_Data section_:
** start **
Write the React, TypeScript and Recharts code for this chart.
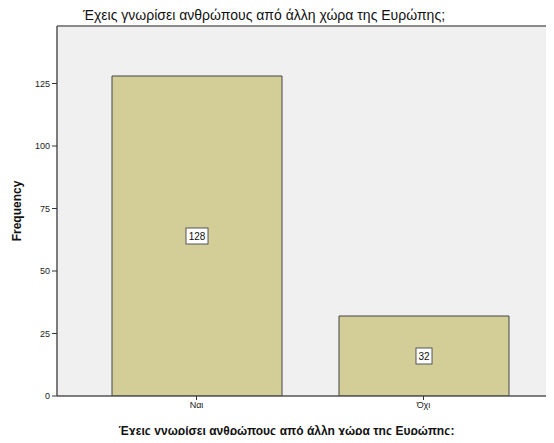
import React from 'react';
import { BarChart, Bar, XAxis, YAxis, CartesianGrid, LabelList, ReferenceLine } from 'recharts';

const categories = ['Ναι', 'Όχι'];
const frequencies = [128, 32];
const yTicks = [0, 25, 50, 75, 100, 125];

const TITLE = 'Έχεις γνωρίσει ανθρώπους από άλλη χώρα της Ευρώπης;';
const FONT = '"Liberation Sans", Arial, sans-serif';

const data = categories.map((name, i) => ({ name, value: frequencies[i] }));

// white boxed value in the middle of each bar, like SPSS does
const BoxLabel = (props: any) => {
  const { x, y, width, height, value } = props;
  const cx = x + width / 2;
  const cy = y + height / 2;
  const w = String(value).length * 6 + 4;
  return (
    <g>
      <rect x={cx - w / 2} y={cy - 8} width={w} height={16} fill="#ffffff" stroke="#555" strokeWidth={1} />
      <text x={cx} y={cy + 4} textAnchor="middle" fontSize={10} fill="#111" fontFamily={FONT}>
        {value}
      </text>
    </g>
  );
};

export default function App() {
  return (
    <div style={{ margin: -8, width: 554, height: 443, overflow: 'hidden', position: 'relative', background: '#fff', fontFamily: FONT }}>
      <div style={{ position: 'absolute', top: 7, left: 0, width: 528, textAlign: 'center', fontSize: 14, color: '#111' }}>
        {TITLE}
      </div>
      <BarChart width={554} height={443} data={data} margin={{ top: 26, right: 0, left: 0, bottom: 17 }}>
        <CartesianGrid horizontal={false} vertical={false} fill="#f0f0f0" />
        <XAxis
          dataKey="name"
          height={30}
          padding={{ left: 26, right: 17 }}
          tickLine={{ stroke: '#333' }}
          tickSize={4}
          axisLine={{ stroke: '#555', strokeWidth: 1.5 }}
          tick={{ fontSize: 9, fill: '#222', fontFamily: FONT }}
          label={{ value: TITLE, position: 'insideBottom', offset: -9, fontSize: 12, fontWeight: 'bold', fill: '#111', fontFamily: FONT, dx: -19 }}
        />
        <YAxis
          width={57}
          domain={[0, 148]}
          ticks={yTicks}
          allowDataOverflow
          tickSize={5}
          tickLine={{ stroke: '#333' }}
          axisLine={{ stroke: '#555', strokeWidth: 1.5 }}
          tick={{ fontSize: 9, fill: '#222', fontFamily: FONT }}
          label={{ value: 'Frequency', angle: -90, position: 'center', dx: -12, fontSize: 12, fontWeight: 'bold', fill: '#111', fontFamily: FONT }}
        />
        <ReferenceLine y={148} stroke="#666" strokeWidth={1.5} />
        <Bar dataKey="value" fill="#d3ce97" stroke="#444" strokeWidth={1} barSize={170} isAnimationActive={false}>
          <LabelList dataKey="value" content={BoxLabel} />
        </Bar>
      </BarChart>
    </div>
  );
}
** end **
Read through the data and copy every line where "React" shows up.

_Completed task_:
Write the React, TypeScript and Recharts code for this chart.
import React from 'react';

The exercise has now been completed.